A gangland criminal from Dublin’s south inner city is suspected of central involvement in the murder but gardaí have not discounted a theory that she was shot by another person, possibly a woman.

However, it was getting in to the male suspect’s silver Ford Mondeo car that she was last seen by her brother. It is also the male suspect who is believed to have driven her to the house in Brabazon Street where he held her against her will and attacked her before she was shot dead.

“Marioara was a harmless, defenceless young woman who was 18 years of age but she looked younger than that,” said Garda Chief Supt Michael O’Sullivan of the Dublin South Central Division.

“She was abducted in the south inner city of Dublin and brutalised and murdered for no apparent reason.
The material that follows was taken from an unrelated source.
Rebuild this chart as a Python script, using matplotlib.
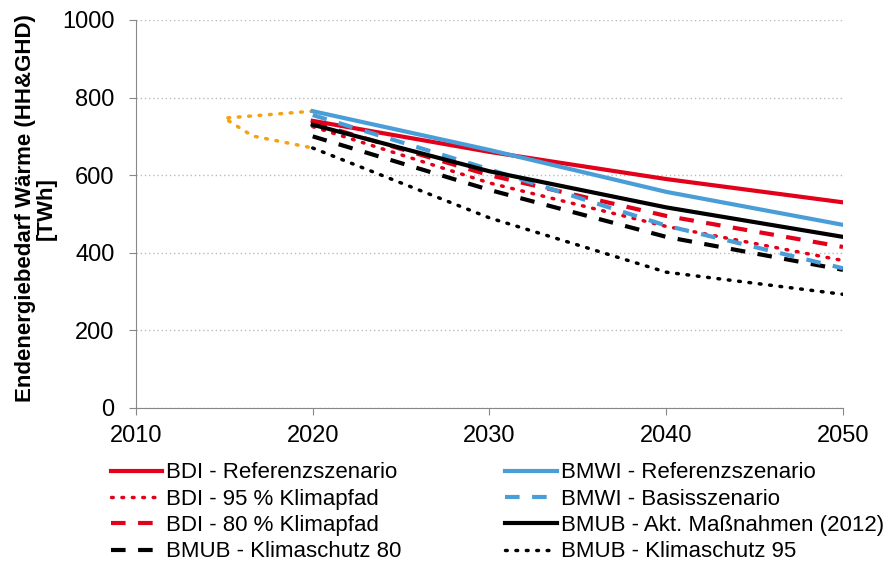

I can say she suffered an appalling death and that is incomprehensible in a civilised society.

“We will work tirelessly and assiduously to bring those responsible to justice for this most heinous crime which has shocked all of the gardaí involved,” Garda Chief Supt O’Sullivan added.

Garda Supt John Gilligan of the Garda Press Office said the discovery of Ms Rostas’s body had significantly advanced the case and several motives and lines of inquiry were being investigated.

A number of suspects had been identified but there was “a lot more work to be done” and it was “important for this country that we follow it to the end”.

Seven people – five men and two women – have been arrested since the investigation into her disappearance began in January 2008. The arrests were made in November 2008 and October 2009.

Anyone with information should contact Pearse Street Garda station on (01) 666 9000 or the Garda confidential line on 1800 666111.

Garda Supt Gilligan said the force was particularly keen to hear from a man living in Co Wexford who contacted Pearse Street Garda station anonymously in June 2008, and an unnamed woman who provided information during a 999 call in September of the same year.

Authorities are liaising with the Rostas family in Romania regarding the repatriation of her remains.